One of the primary changes in resumes over the last 10 years has been the transition from responsibility-based statements to achievement-based statements. In your search for good resume writing advice, you’ll find a lot of discussion about its importance, but you will also discover that little is available to describe just how it’s done.
In this article, I’ll walk you through the process of transitioning from generic statements to more specific ones that you can include in your IT resume. I’ll start by looking at what is meant by responsibility-based statements. Here are several examples for a software engineer position:
- Create object-oriented designs and documentation that support customer-driven features and requirements.
- Develop compelling and user-friendly applications and user interfaces that enhance the guest experience.
- Demonstrate proficiency for programming, in a variety of languages and design patterns.
These are good solid statements, but all of them are generic and could relate to virtually any software engineer.
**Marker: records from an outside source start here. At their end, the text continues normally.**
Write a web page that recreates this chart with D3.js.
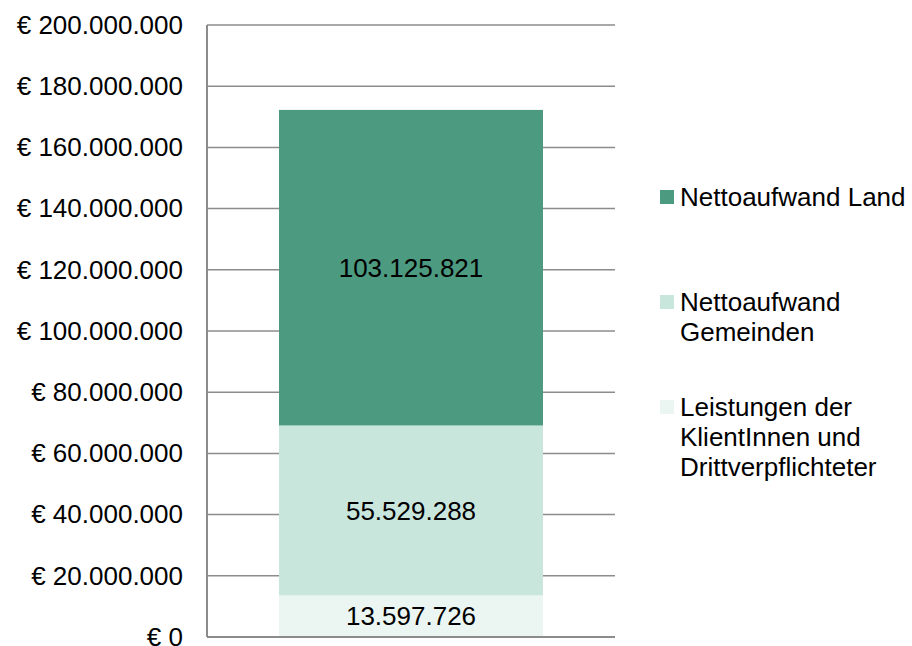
<!DOCTYPE html>
<html>
<head>
<meta charset="utf-8">
<script src="https://cdn.jsdelivr.net/npm/d3@7"></script>
<style>
  body { margin: 0; background: #fff; }
  text { font-family: Arial, "Liberation Sans", sans-serif; font-size: 26px; fill: #000; }
</style>
</head>
<body>
<script>
// data
var categories = ['Gesamt'];
var seriesNames = ['Leistungen der KlientInnen und Drittverpflichteter', 'Nettoaufwand Gemeinden', 'Nettoaufwand Land'];
var seriesValues = [13597726, 55529288, 103125821];
var seriesColors = ['#ebf6f2', '#c9e6dd', '#4c9a7f'];
var legendLines = [
  ['Nettoaufwand Land'],
  ['Nettoaufwand', 'Gemeinden'],
  ['Leistungen der', 'KlientInnen und', 'Drittverpflichteter']
];
var yTicks = [0, 20e6, 40e6, 60e6, 80e6, 100e6, 120e6, 140e6, 160e6, 180e6, 200e6];

var svg = d3.select('body').append('svg')
  .attr('width', 912)
  .attr('height', 646);

var plotL = 207, plotR = 615, plotT = 25, plotB = 637;

var y = d3.scaleLinear().domain([0, 200e6]).range([plotB, plotT]);
var x = d3.scaleBand().domain(categories).range([plotL, plotR])
  .paddingInner(0.353).paddingOuter(0.1765);

var de = function(v) { return d3.format(',')(v).replace(/,/g, '.'); };

// gridlines
svg.append('g').selectAll('line').data(yTicks.slice(1)).enter().append('line')
  .attr('x1', plotL).attr('x2', plotR)
  .attr('y1', d => y(d)).attr('y2', d => y(d))
  .attr('stroke', '#8c8c8c').attr('stroke-width', 1.5);

// stack
var stacked = [];
var acc = 0;
seriesValues.forEach(function(v, i) {
  stacked.push({ y0: acc, y1: acc + v, v: v, color: seriesColors[i] });
  acc += v;
});

var bars = svg.append('g');
bars.selectAll('rect').data(stacked).enter().append('rect')
  .attr('x', x(categories[0]))
  .attr('width', x.bandwidth())
  .attr('y', d => y(d.y1))
  .attr('height', d => y(d.y0) - y(d.y1))
  .attr('fill', d => d.color);

bars.selectAll('text').data(stacked).enter().append('text')
  .attr('x', x(categories[0]) + x.bandwidth() / 2)
  .attr('y', d => y((d.y0 + d.y1) / 2))
  .attr('dy', '0.35em')
  .attr('text-anchor', 'middle')
  .text(d => de(d.v));

// axes
var yAxis = d3.axisLeft(y).tickValues(yTicks).tickSize(0).tickPadding(24)
  .tickFormat(d => '€ ' + de(d));
var ga = svg.append('g').attr('transform', 'translate(' + plotL + ',0)').call(yAxis);
ga.select('.domain').remove();
ga.selectAll('text').style('font-size', '26px').style('font-family', 'Arial, "Liberation Sans", sans-serif');

svg.append('line').attr('x1', plotL).attr('x2', plotL).attr('y1', plotT).attr('y2', plotB)
  .attr('stroke', '#8c8c8c').attr('stroke-width', 2);
svg.append('line').attr('x1', plotL).attr('x2', plotR).attr('y1', plotB).attr('y2', plotB)
  .attr('stroke', '#8c8c8c').attr('stroke-width', 2);

// legend
var legendY = [197, 302, 407];
var legendColors = [seriesColors[2], seriesColors[1], seriesColors[0]];
var lg = svg.append('g').selectAll('g').data(legendLines).enter().append('g')
  .attr('transform', (d, i) => 'translate(660,' + legendY[i] + ')');
lg.append('rect').attr('x', 0).attr('y', -7).attr('width', 14).attr('height', 14)
  .attr('fill', (d, i) => legendColors[i]);
lg.each(function(lines) {
  var t = d3.select(this).append('text').attr('x', 20).attr('y', 0);
  lines.forEach(function(l, j) {
    t.append('tspan').attr('x', 20).attr('dy', j === 0 ? '0.35em' : 30).text(l);
  });
});
</script>
</body>
</html>
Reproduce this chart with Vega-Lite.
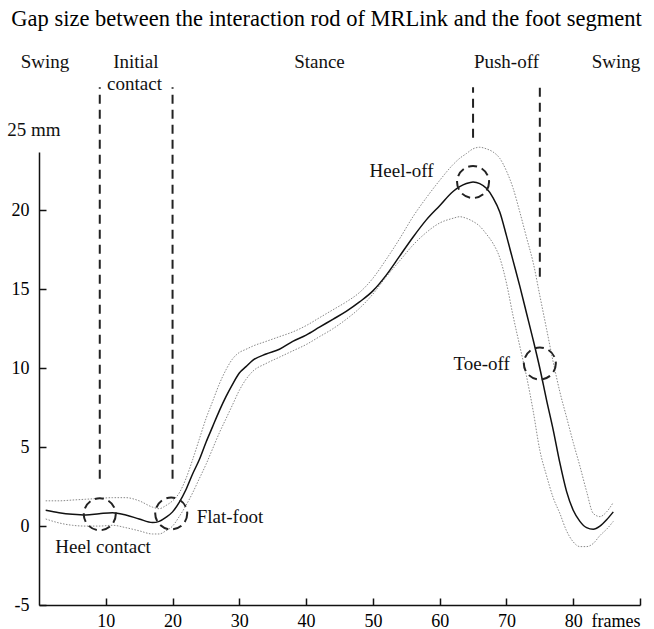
{
  "$schema": "https://vega.github.io/schema/vega-lite/v6.json",
  "width": 601,
  "height": 453,
  "autosize": {"type": "none"},
  "padding": {"left": 39, "top": 152, "right": 14, "bottom": 24},
  "background": "white",
  "title": {
    "text": "Gap size between the interaction rod of MRLink and the foot segment",
    "font": "Liberation Serif",
    "fontSize": 22.5,
    "fontWeight": "normal",
    "color": "black",
    "anchor": "middle",
    "offset": 23,
    "dx": -13
  },
  "config": {
    "view": {"stroke": null, "fill": null},
    "axis": {
      "grid": false,
      "title": null,
      "ticks": true,
      "zindex": 1,
      "domainColor": "#111",
      "domainWidth": 1.5,
      "tickColor": "#111",
      "tickWidth": 1.5,
      "labelFont": "Liberation Serif",
      "labelFontSize": 18,
      "labelColor": "black"
    }
  },
  "datasets": {
    "curve": [
      {"frame": 1, "mean": 1.0, "upper": 1.6, "lower": 0.45},
      {"frame": 3, "mean": 0.85, "upper": 1.6, "lower": 0.2},
      {"frame": 5, "mean": 0.75, "upper": 1.65, "lower": 0.05},
      {"frame": 7, "mean": 0.7, "upper": 1.7, "lower": 0.0},
      {"frame": 9, "mean": 0.78, "upper": 1.75, "lower": 0.0},
      {"frame": 11, "mean": 0.85, "upper": 1.8, "lower": 0.05},
      {"frame": 13, "mean": 0.7, "upper": 1.8, "lower": -0.1},
      {"frame": 15, "mean": 0.45, "upper": 1.6, "lower": -0.3},
      {"frame": 17, "mean": 0.22, "upper": 1.2, "lower": -0.5},
      {"frame": 18, "mean": 0.3, "upper": 1.1, "lower": -0.5},
      {"frame": 19, "mean": 0.55, "upper": 1.3, "lower": -0.3},
      {"frame": 20, "mean": 0.9, "upper": 1.6, "lower": 0.0},
      {"frame": 21, "mean": 1.5, "upper": 2.1, "lower": 0.6},
      {"frame": 22, "mean": 2.3, "upper": 3.0, "lower": 1.3},
      {"frame": 23, "mean": 3.3, "upper": 4.2, "lower": 2.1},
      {"frame": 24, "mean": 4.2, "upper": 5.5, "lower": 3.0},
      {"frame": 25, "mean": 5.3, "upper": 6.8, "lower": 3.9},
      {"frame": 26, "mean": 6.3, "upper": 7.9, "lower": 4.9},
      {"frame": 27, "mean": 7.3, "upper": 9.0, "lower": 5.9},
      {"frame": 28, "mean": 8.2, "upper": 9.9, "lower": 6.8},
      {"frame": 29, "mean": 9.0, "upper": 10.6, "lower": 7.7},
      {"frame": 30, "mean": 9.7, "upper": 11.0, "lower": 8.6},
      {"frame": 31, "mean": 10.1, "upper": 11.2, "lower": 9.3},
      {"frame": 32, "mean": 10.5, "upper": 11.4, "lower": 9.8},
      {"frame": 34, "mean": 10.9, "upper": 11.7, "lower": 10.3},
      {"frame": 36, "mean": 11.2, "upper": 12.0, "lower": 10.7},
      {"frame": 38, "mean": 11.7, "upper": 12.3, "lower": 11.1},
      {"frame": 40, "mean": 12.1, "upper": 12.7, "lower": 11.5},
      {"frame": 42, "mean": 12.6, "upper": 13.2, "lower": 12.0},
      {"frame": 44, "mean": 13.1, "upper": 13.7, "lower": 12.5},
      {"frame": 46, "mean": 13.6, "upper": 14.2, "lower": 13.1},
      {"frame": 48, "mean": 14.2, "upper": 14.8, "lower": 13.8},
      {"frame": 50, "mean": 14.9, "upper": 15.7, "lower": 14.7},
      {"frame": 52, "mean": 15.9, "upper": 16.9, "lower": 15.8},
      {"frame": 54, "mean": 17.1, "upper": 18.2, "lower": 16.8},
      {"frame": 56, "mean": 18.3, "upper": 19.6, "lower": 17.8},
      {"frame": 58, "mean": 19.4, "upper": 20.8, "lower": 18.6},
      {"frame": 60, "mean": 20.3, "upper": 21.9, "lower": 19.2},
      {"frame": 62, "mean": 21.2, "upper": 22.9, "lower": 19.5},
      {"frame": 63, "mean": 21.5, "upper": 23.3, "lower": 19.6},
      {"frame": 64, "mean": 21.7, "upper": 23.6, "lower": 19.5},
      {"frame": 65, "mean": 21.8, "upper": 23.9, "lower": 19.3},
      {"frame": 66, "mean": 21.7, "upper": 24.0, "lower": 19.0},
      {"frame": 67, "mean": 21.4, "upper": 23.9, "lower": 18.5},
      {"frame": 68, "mean": 20.8, "upper": 23.7, "lower": 17.9},
      {"frame": 69, "mean": 19.9, "upper": 23.3, "lower": 17.0},
      {"frame": 70, "mean": 18.4, "upper": 22.5, "lower": 15.4},
      {"frame": 71, "mean": 16.8, "upper": 21.4, "lower": 13.3},
      {"frame": 72, "mean": 15.2, "upper": 19.9, "lower": 11.4},
      {"frame": 73, "mean": 13.5, "upper": 18.3, "lower": 9.5},
      {"frame": 74, "mean": 11.8, "upper": 16.7, "lower": 7.3},
      {"frame": 75, "mean": 10.0, "upper": 14.6, "lower": 4.8},
      {"frame": 76, "mean": 8.0, "upper": 12.5, "lower": 3.2},
      {"frame": 77, "mean": 6.1, "upper": 10.4, "lower": 1.8},
      {"frame": 78, "mean": 4.0, "upper": 8.5, "lower": 0.8},
      {"frame": 79, "mean": 2.2, "upper": 6.9, "lower": -0.3},
      {"frame": 80, "mean": 1.0, "upper": 5.3, "lower": -1.0},
      {"frame": 81, "mean": 0.3, "upper": 3.8, "lower": -1.3},
      {"frame": 82, "mean": -0.1, "upper": 2.2, "lower": -1.3},
      {"frame": 83, "mean": -0.2, "upper": 0.8, "lower": -1.1},
      {"frame": 84, "mean": 0.0, "upper": 0.6, "lower": -0.6},
      {"frame": 85, "mean": 0.4, "upper": 0.9, "lower": -0.2},
      {"frame": 86, "mean": 0.9, "upper": 1.5, "lower": 0.3}
    ],
    "phases": [
      {"frame": 9.1, "from": 3.0, "to": 27.8},
      {"frame": 20.0, "from": 3.0, "to": 27.8},
      {"frame": 65.0, "from": 24.6, "to": 27.8},
      {"frame": 75.0, "from": 15.8, "to": 27.8}
    ],
    "events": [
      {"event": "Heel contact", "frame": 9.1, "gap": 0.75},
      {"event": "Flat-foot", "frame": 19.8, "gap": 0.8},
      {"event": "Heel-off", "frame": 65.0, "gap": 21.8},
      {"event": "Toe-off", "frame": 75.0, "gap": 10.3}
    ],
    "labels": [
      {"text": "Swing", "frame": 0.9, "gap": 29.4},
      {"text": "Initial", "frame": 14.5, "gap": 29.4},
      {"text": "contact", "frame": 14.3, "gap": 28.0},
      {"text": "Stance", "frame": 42.0, "gap": 29.4},
      {"text": "Push-off", "frame": 70.0, "gap": 29.4},
      {"text": "Swing", "frame": 86.4, "gap": 29.4},
      {"text": "25 mm", "frame": -0.75, "gap": 25.1},
      {"text": "Heel-off", "frame": 54.3, "gap": 22.5},
      {"text": "Toe-off", "frame": 66.3, "gap": 10.3},
      {"text": "Flat-foot", "frame": 28.6, "gap": 0.57},
      {"text": "Heel contact", "frame": 9.6, "gap": -1.33}
    ]
  },
  "layer": [
    {
      "data": {"name": "curve"},
      "mark": {"type": "line", "interpolate": "monotone", "color": "#888", "strokeWidth": 1, "strokeDash": [1.5, 1.5]},
      "encoding": {
        "x": {"field": "frame", "type": "quantitative", "scale": {"domain": [0, 90], "nice": false, "zero": false},
          "axis": {"values": [10, 20, 30, 40, 50, 60, 70, 80, 90], "ticks": true, "tickSize": -7, "labelPadding": 14, "zindex": 1,
            "labelFont": "Liberation Serif", "labelFontSize": 18,
            "labelExpr": "datum.value == 90 ? 'frames' : datum.label",
            "labelAlign": {"condition": {"test": "datum.value == 90", "value": "right"}, "value": "center"}}},
        "y": {"field": "upper", "type": "quantitative", "scale": {"domain": [-5, 23.7], "nice": false, "zero": false},
          "axis": {"values": [-5, 0, 5, 10, 15, 20], "ticks": true, "tickSize": -7, "labelPadding": 17, "zindex": 1,
            "labelFont": "Liberation Serif", "labelFontSize": 18,
            "labelExpr": "datum.value < 0 ? '-' + abs(datum.value) : datum.label"}}
      }
    },
    {
      "data": {"name": "curve"},
      "mark": {"type": "line", "interpolate": "monotone", "color": "#888", "strokeWidth": 1, "strokeDash": [1.5, 1.5]},
      "encoding": {
        "x": {"field": "frame", "type": "quantitative"},
        "y": {"field": "lower", "type": "quantitative"}
      }
    },
    {
      "data": {"name": "curve"},
      "mark": {"type": "line", "interpolate": "monotone", "color": "#111", "strokeWidth": 1.5},
      "encoding": {
        "x": {"field": "frame", "type": "quantitative"},
        "y": {"field": "mean", "type": "quantitative"}
      }
    },
    {
      "data": {"name": "phases"},
      "mark": {"type": "rule", "color": "#222", "strokeWidth": 2, "strokeDash": [9, 6], "clip": false},
      "encoding": {
        "x": {"field": "frame", "type": "quantitative"},
        "y": {"field": "from", "type": "quantitative"},
        "y2": {"field": "to"}
      }
    },
    {
      "data": {"name": "events"},
      "mark": {"type": "point", "shape": "circle", "filled": false, "size": 1024, "color": "#222", "strokeWidth": 2, "strokeDash": [9, 5], "opacity": 1},
      "encoding": {
        "x": {"field": "frame", "type": "quantitative"},
        "y": {"field": "gap", "type": "quantitative"}
      }
    },
    {
      "data": {"name": "labels"},
      "mark": {"type": "text", "font": "Liberation Serif", "fontSize": 19, "color": "#111", "align": "center", "baseline": "middle", "clip": false},
      "encoding": {
        "x": {"field": "frame", "type": "quantitative"},
        "y": {"field": "gap", "type": "quantitative"},
        "text": {"field": "text"}
      }
    }
  ]
}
What these statements lack is a clear connection with specific projects and the value they provided — the reader is left with no knowledge of who benefited from their work and how they benefited.
When moving from generic to specific, think about the actual projects on which you’ve worked. Below is an example of how a developer used an achievement-based statement to describe his work.
- Designed and developed a “form” processing engine for a web-based application that integrated with a content management system. Enabled non-technical staff to quickly create complex business rules for processing web forms.
Who benefited and how did they benefit? The business benefited because non-technical staff could work independently on activities that, in the past, had been delegated to the technical team.
What did the software engineer accomplish? Designed and developed a “form” processing engine that integrated with the company’s CMS.
Following are other examples of how this process works. Note that I’ve provided examples of achievements that describe business value, as well as achievements that describe technical value. For IT professionals, not everything can be connected with the business.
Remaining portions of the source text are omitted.